Gibeaut suggests a visit with Carolin Harris, who owns Harris Steak House a block away, because she insists to having seen men in black while the Mothman wreaked havoc in town for a year.
Carolin Harris stands behind the counter of her vintage restaurant where she often tells the story about her seeing men in black while the Mothman once troubled these hills of West Virginia.
The monster captured national headlines then, but there were many other bizarre simultaneous occurrences that put this town on edge. Residents claimed they saw dancing lights in the night sky, spaceship landings, unexplained animal slaughters, their neighbors developing red eyes and their telephone calls oddly interrupted by weird voices, static or clicks.

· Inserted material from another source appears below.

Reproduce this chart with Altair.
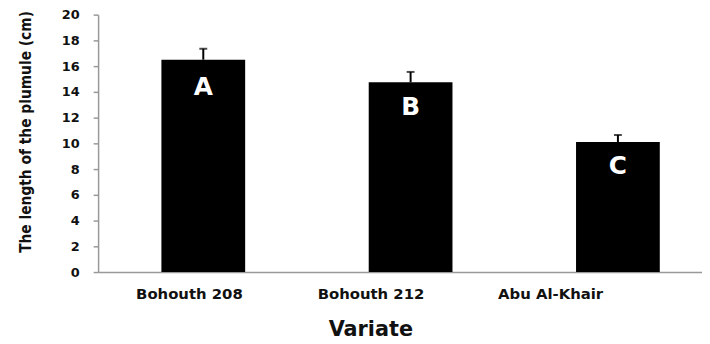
import altair as alt
import pandas as pd

varieties = ["Bohouth 208", "Bohouth 212", "Abu Al-Khair"]
means = [16.5, 14.75, 10.1]
errors = [0.85, 0.8, 0.55]
letters = ["A", "B", "C"]
letter_pos = [14.4, 12.85, 8.2]

df = pd.DataFrame({
    "variety": varieties,
    "mean": means,
    "top": [m + e for m, e in zip(means, errors)],
    "letter": letters,
    "lpos": letter_pos,
})

xscale = alt.Scale(domain=varieties, paddingInner=0.596, paddingOuter=0.2545, align=0.6)
label_shift = alt.ExprRef(
    expr="datum.value == 'Bohouth 208' ? -14 : (datum.value == 'Bohouth 212' ? -40 : -68)")
xenc = alt.X("variety:N", sort=varieties, scale=xscale,
             axis=alt.Axis(title="Variate", labelAngle=0, ticks=False,
                           labelFont="DejaVu Sans", labelFontWeight="bold", labelFontSize=15,
                           labelColor="#111", labelPadding=15, labelOffset=label_shift,
                           titleFont="DejaVu Sans", titleFontWeight="bold", titleFontSize=21,
                           titleColor="#111", titleX=275, titleAlign="center",
                           titleY=58, titleBaseline="middle",
                           domainColor="#999", domainWidth=1.5))

yaxis = alt.Axis(title="The length of the plumule (cm)", values=list(range(0, 21, 2)),
                 grid=False, tickSize=5, tickColor="#999", domainColor="#999",
                 domainWidth=1.5, tickWidth=1.5, labelOverlap=False,
                 labelFont="DejaVu Sans", labelFontWeight="bold", labelFontSize=13,
                 labelColor="#111", labelPadding=14,
                 titleFont="DejaVu Sans Condensed", titleFontWeight="bold",
                 titleFontSize=15.5, titleColor="#111", titleX=-73, titleY=118,
                 titleAngle=270, titleAlign="center", titleBaseline="middle")
yscale = alt.Scale(domain=[0, 20])

bars = alt.Chart(df).mark_bar(color="black").encode(
    x=xenc,
    y=alt.Y("mean:Q", scale=yscale, axis=yaxis),
)

err = alt.Chart(df).mark_rule(color="black", strokeWidth=2).encode(
    x=xenc, y=alt.Y("mean:Q", scale=yscale, axis=yaxis), y2="top:Q")

caps = alt.Chart(df).mark_tick(color="black", thickness=2, size=8, orient="horizontal").encode(
    x=xenc, y=alt.Y("top:Q", scale=yscale, axis=yaxis))

text = alt.Chart(df).mark_text(color="white", font="DejaVu Sans", fontWeight="bold",
                               fontSize=25, baseline="middle").encode(
    x=xenc, y=alt.Y("lpos:Q", scale=yscale, axis=yaxis), text="letter:N")

chart = alt.layer(bars, err, caps, text).properties(
    width=610, height=260,
    autosize=alt.AutoSizeParams(type="none"),
    padding={"left": 91, "top": 5, "right": 0, "bottom": 75},
).configure_view(stroke=None)

chart.save("out.html", embed_options={"renderer": "svg", "actions": False})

These troubles came to an end not long after the Dec. 16, 1967, collapse of the Silver Bridge connecting Point Pleasant and Gallipolis, Ohio, a tragedy that killed 46 people, including Harris’ husband and son. The span was lined with pre-Christmas rush-hour traffic when it fell apart and dropped a number of cars and heavy rigs onto the ground or into the icy, 30-foot-deep river.

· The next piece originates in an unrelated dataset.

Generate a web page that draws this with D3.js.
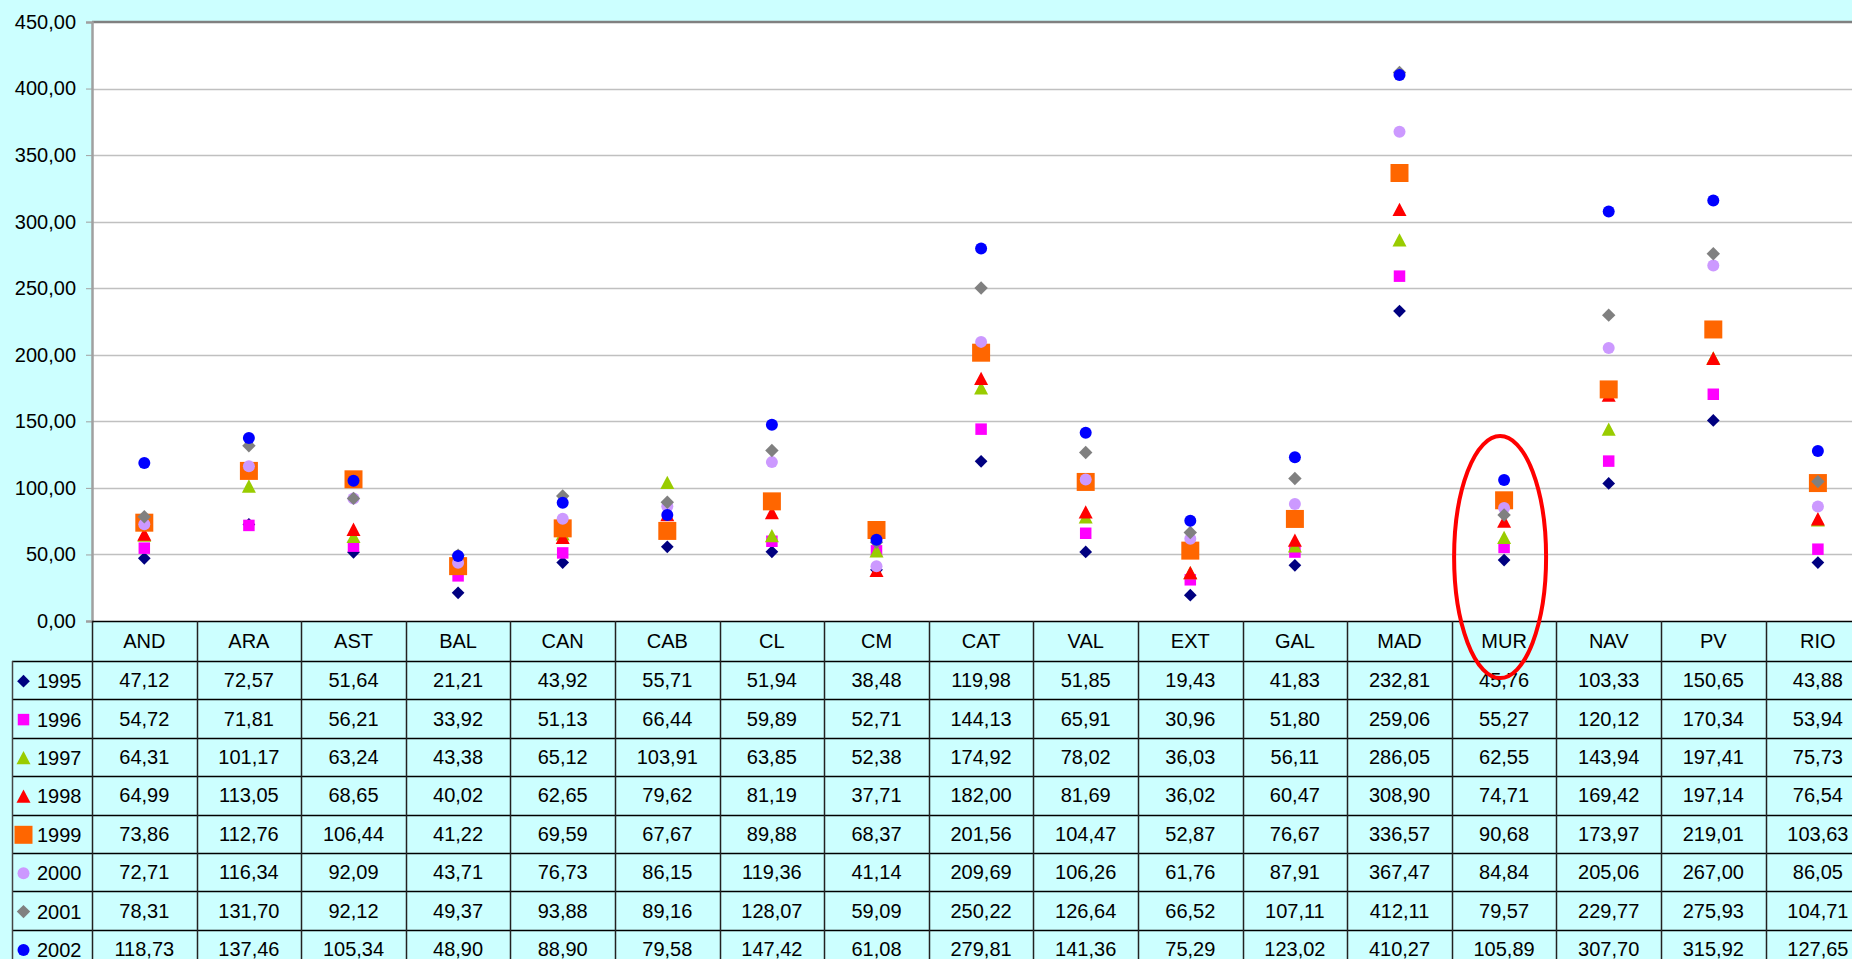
<!DOCTYPE html>
<html>
<head>
<meta charset="utf-8">
<script src="https://cdn.jsdelivr.net/npm/d3@7"></script>
<style>
  html, body { margin: 0; padding: 0; background: #CCFFFF; overflow: hidden; }
  text { font-family: "Liberation Sans", Arial, sans-serif; fill: #000; }
</style>
</head>
<body>
<script>
// regions (table columns)
const categories = ["AND", "ARA", "AST", "BAL", "CAN", "CAB", "CL", "CM", "CAT",
                    "VAL", "EXT", "GAL", "MAD", "MUR", "NAV", "PV", "RIO"];

// one row of values per year
const years = ["1995", "1996", "1997", "1998", "1999", "2000", "2001", "2002"];
const v1995 = [47.12, 72.57, 51.64, 21.21, 43.92, 55.71, 51.94, 38.48, 119.98,
               51.85, 19.43, 41.83, 232.81, 45.76, 103.33, 150.65, 43.88];
const v1996 = [54.72, 71.81, 56.21, 33.92, 51.13, 66.44, 59.89, 52.71, 144.13,
               65.91, 30.96, 51.80, 259.06, 55.27, 120.12, 170.34, 53.94];
const v1997 = [64.31, 101.17, 63.24, 43.38, 65.12, 103.91, 63.85, 52.38, 174.92,
               78.02, 36.03, 56.11, 286.05, 62.55, 143.94, 197.41, 75.73];
const v1998 = [64.99, 113.05, 68.65, 40.02, 62.65, 79.62, 81.19, 37.71, 182.00,
               81.69, 36.02, 60.47, 308.90, 74.71, 169.42, 197.14, 76.54];
const v1999 = [73.86, 112.76, 106.44, 41.22, 69.59, 67.67, 89.88, 68.37, 201.56,
               104.47, 52.87, 76.67, 336.57, 90.68, 173.97, 219.01, 103.63];
const v2000 = [72.71, 116.34, 92.09, 43.71, 76.73, 86.15, 119.36, 41.14, 209.69,
               106.26, 61.76, 87.91, 367.47, 84.84, 205.06, 267.00, 86.05];
const v2001 = [78.31, 131.70, 92.12, 49.37, 93.88, 89.16, 128.07, 59.09, 250.22,
               126.64, 66.52, 107.11, 412.11, 79.57, 229.77, 275.93, 104.71];
const v2002 = [118.73, 137.46, 105.34, 48.90, 88.90, 79.58, 147.42, 61.08, 279.81,
               141.36, 75.29, 123.02, 410.27, 105.89, 307.70, 315.92, 127.65];

// y axis ticks
const yTicks = [0, 50, 100, 150, 200, 250, 300, 350, 400, 450];

// highlighted region
const highlight = "MUR";

// marker style per year, same order as years
const markers = [
    {shape: "diamond",  color: "#000080", size: 9},
    {shape: "square",   color: "#FF00FF", size: 11.5},
    {shape: "triangle", color: "#99CC00", size: 14},
    {shape: "triangle", color: "#FF0000", size: 14},
    {shape: "square",   color: "#FF6600", size: 18},
    {shape: "circle",   color: "#CC99FF", size: 12},
    {shape: "diamond",  color: "#808080", size: 9.5},
    {shape: "circle",   color: "#0000FF", size: 12}
];


window.onload = function() {
    main();
};


/**
 * Sets up the dimensions and draws chart plus data table.
 */
function main() {
    let w = 1852;
    let h = 959;
    let dims = {w: w, h: h, left: 92, top: 22, zero: 621, colW: 104.6,
                legendLeft: 12, headerH: 40, rowH: 38.4};

    let series = [v1995, v1996, v1997, v1998, v1999, v2000, v2001, v2002]
        .map(function(vals, i) {
            return {year: years[i], values: vals, marker: markers[i]};
        });

    let svg = d3.select("body")
                .append("svg")
                .attr("width", w)
                .attr("height", h);

    let x = d3.scaleBand()
              .domain(categories)
              .range([dims.left, dims.left + categories.length * dims.colW]);

    let y = d3.scaleLinear()
              .domain([0, 450])
              .range([dims.zero, dims.top]);

    drawPlot(svg, dims, x, y, series);
    drawTable(svg, dims, x, series);
    drawHighlight(svg, dims, x, y);
}


/**
 * Comma as decimal mark, like the spreadsheet.
 */
let locale = d3.formatLocale({decimal: ",", thousands: ".", grouping: [3],
                              currency: ["", " €"]});
let fmt = locale.format(".2f");


/**
 * Returns a path for one marker, centred on 0,0.
 */
function markerPath(m) {
    let s = m.size;
    if (m.shape === "circle") {
        return d3.symbol().type(d3.symbolCircle).size(Math.PI * s * s / 4)();
    }
    if (m.shape === "square") {
        return d3.symbol().type(d3.symbolSquare).size(s * s)();
    }
    if (m.shape === "triangle") {
        return "M0," + (-s * 0.5) + "L" + (s / 2) + "," + (s * 0.45) +
               "L" + (-s / 2) + "," + (s * 0.45) + "Z";
    }
    // diamond: square turned 45 degrees
    let d = s * Math.SQRT2 / 2;
    return "M0," + (-d) + "L" + d + ",0L0," + d + "L" + (-d) + ",0Z";
}


/**
 * Draws the white plot area, gridlines, y axis and the markers.
 */
function drawPlot(svg, dims, x, y, series) {
    svg.append("rect")
       .attr("x", dims.left)
       .attr("y", dims.top)
       .attr("width", dims.w - dims.left)
       .attr("height", dims.zero - dims.top)
       .attr("fill", "#FFFFFF");

    // gridlines
    svg.append("g")
       .selectAll("line")
       .data(yTicks.filter(function(t) { return t > 0 && t < 450; }))
       .enter()
       .append("line")
       .attr("x1", dims.left)
       .attr("x2", dims.w)
       .attr("y1", function(d) { return Math.round(y(d)) + 0.5; })
       .attr("y2", function(d) { return Math.round(y(d)) + 0.5; })
       .attr("stroke", "#C0C0C0")
       .attr("stroke-width", 1.5);

    // top border of plot area
    svg.append("line")
       .attr("x1", dims.left)
       .attr("x2", dims.w)
       .attr("y1", dims.top)
       .attr("y2", dims.top)
       .attr("stroke", "#808080")
       .attr("stroke-width", 2.5);

    // y axis
    let axis = d3.axisLeft(y)
                 .tickValues(yTicks)
                 .tickSize(6)
                 .tickPadding(10)
                 .tickFormat(fmt);

    let g = svg.append("g")
               .attr("transform", "translate(" + dims.left + ",0)")
               .call(axis);

    g.select(".domain")
     .attr("stroke", "#A0A0A0")
     .attr("stroke-width", 2.5);
    g.selectAll(".tick line")
     .attr("stroke", "#A0A0A0");
    g.selectAll(".tick text")
     .style("font-family", "'Liberation Sans', Arial, sans-serif")
     .style("font-size", "20px")
     .attr("fill", "#000");

    // markers, later years on top
    series.forEach(function(s) {
        svg.append("g")
           .selectAll("path")
           .data(s.values)
           .enter()
           .append("path")
           .attr("d", markerPath(s.marker))
           .attr("fill", s.marker.color)
           .attr("transform", function(d, i) {
               return "translate(" + (x(categories[i]) + x.bandwidth() / 2) +
                      "," + y(d) + ")";
           });
    });
}


/**
 * Draws the data table under the chart, with the legend as first column.
 */
function drawTable(svg, dims, x, series) {
    let g = svg.append("g");
    let tableTop = dims.zero;
    let bodyTop = tableTop + dims.headerH;
    let right = dims.left + categories.length * dims.colW;
    let bottom = bodyTop + series.length * dims.rowH;

    // header row labels
    g.selectAll(".head")
     .data(categories)
     .enter()
     .append("text")
     .attr("x", function(d) { return x(d) + x.bandwidth() / 2; })
     .attr("y", tableTop + dims.headerH / 2 + 7)
     .attr("text-anchor", "middle")
     .style("font-size", "20px")
     .text(function(d) { return d; });

    // value cells
    series.forEach(function(s, r) {
        let rowY = bodyTop + r * dims.rowH;

        g.append("g")
         .selectAll("text")
         .data(s.values)
         .enter()
         .append("text")
         .attr("x", function(d, i) {
             return x(categories[i]) + x.bandwidth() / 2;
         })
         .attr("y", rowY + dims.rowH / 2 + 7)
         .attr("text-anchor", "middle")
         .style("font-size", "20px")
         .text(fmt);

        // legend key
        g.append("path")
         .attr("d", markerPath(s.marker))
         .attr("fill", s.marker.color)
         .attr("transform", "translate(" + (dims.legendLeft + 11.5) + "," +
                            (rowY + dims.rowH / 2 + 1) + ")");

        g.append("text")
         .attr("x", dims.legendLeft + 25)
         .attr("y", rowY + dims.rowH / 2 + 8)
         .style("font-size", "20px")
         .text(s.year);
    });

    // horizontal rules
    let rules = [tableTop, bodyTop];
    series.forEach(function(s, r) { rules.push(bodyTop + (r + 1) * dims.rowH); });

    g.selectAll(".hrule")
     .data(rules)
     .enter()
     .append("line")
     .attr("x1", function(d, i) { return i < 2 && i === 0 ? dims.left : dims.legendLeft; })
     .attr("x2", right)
     .attr("y1", function(d) { return Math.round(d) + 0.5; })
     .attr("y2", function(d) { return Math.round(d) + 0.5; })
     .attr("stroke", "#000")
     .attr("stroke-width", 1.5);

    // vertical rules
    let cols = categories.map(function(c) { return x(c); });
    cols.push(right);

    g.selectAll(".vrule")
     .data(cols)
     .enter()
     .append("line")
     .attr("x1", function(d) { return Math.round(d) + 0.5; })
     .attr("x2", function(d) { return Math.round(d) + 0.5; })
     .attr("y1", tableTop)
     .attr("y2", bottom)
     .attr("stroke", "#222")
     .attr("stroke-width", 1.5);

    // left edge of legend column
    g.append("line")
     .attr("x1", dims.legendLeft + 0.5)
     .attr("x2", dims.legendLeft + 0.5)
     .attr("y1", bodyTop)
     .attr("y2", bottom)
     .attr("stroke", "#444")
     .attr("stroke-width", 1.5);
}


/**
 * Red ellipse drawn round the highlighted region.
 */
function drawHighlight(svg, dims, x, y) {
    svg.append("ellipse")
       .attr("cx", x(highlight) + x.bandwidth() / 2 - 4)
       .attr("cy", y(48))
       .attr("rx", 46)
       .attr("ry", 121)
       .attr("fill", "none")
       .attr("stroke", "#FF0000")
       .attr("stroke-width", 4);
}
</script>
</body>
</html>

A story soon surfaced about a Mothman appearance near the bridge prior to the catastrophe, giving the creature even greater attention in the chronicles of strange-but-true publications.
Legend still has the monster responsible for the bridge deaths, even though Thomas E. Stelson, head of the civil engineering department at Carnegie Mellon University in Pittsburgh, would cite overloading as the cause of the collapse. A March 1968 article about the bridge in Popular Science quoted Stelson’s findings, and went a step further by offering evidence that the two-lane bridge built in 1928 had severe design flaws that made it impossible for it to bear the load of modernized traffic.
Harris grows teary-eyed at the mere mention of the bridge as she stands Wednesday behind the counter of her restaurant whose interior has barely changed since the Great Depression. She said she attended the premier of the Gere movie in town, but left her seat before the bridge scenes were shown on the screen.
The movie soon brought new attention to the Mothman along with much-needed new business to the struggling downtown of Point Pleasant.
“They said, ‘After the movie, get souvenirs or they’ll take your signs down,’” Harris said.
She is charming in a floral apron and bearing a sweet, honest grandmotherly smile. She speaks convincingly at a rapid pace about the Mothman’s existence when she was in her early 20s.
“It flew over my sister,” she said.
While Gibeaut says there are folks who believe the monster was a mutated bird that developed out of toxic cesspools at the munitions plant, Harris leans toward the speculation it dropped out of the sky from a UFO.
“Why so many (UFOs) were seen?” she said.
Her brother, Ed Sayre, even told her that he saw a bright UFO land in his backyard at the time.
“It came and touched down and left,” said Harris, who sells Mothman T-shirts along with this day’s lunch special of a grilled cheese sandwich and bowl of potato soup.
Harris said she saw the men in black arrive in a black car with tinted windows. They stood on the sidewalk, arms leaning on parking meters, leading her to believe they worked for the federal government.
“They are a little whiter than we are. They don’t bat their eyes,” said Harris, a civic leader and organizer of the Mothman Festival.
“Since the festival, more and more come out and say their stories,” she said.
Enough time has passed since the original Mothman frenzy that had residents seeking medical treatment for shock over the wicked sightings.
The creature now is more than welcome in this town because the downtown would otherwise be dead without the curious who are still hungry for the story. And, some say the monster still makes an occasional live appearance in the area.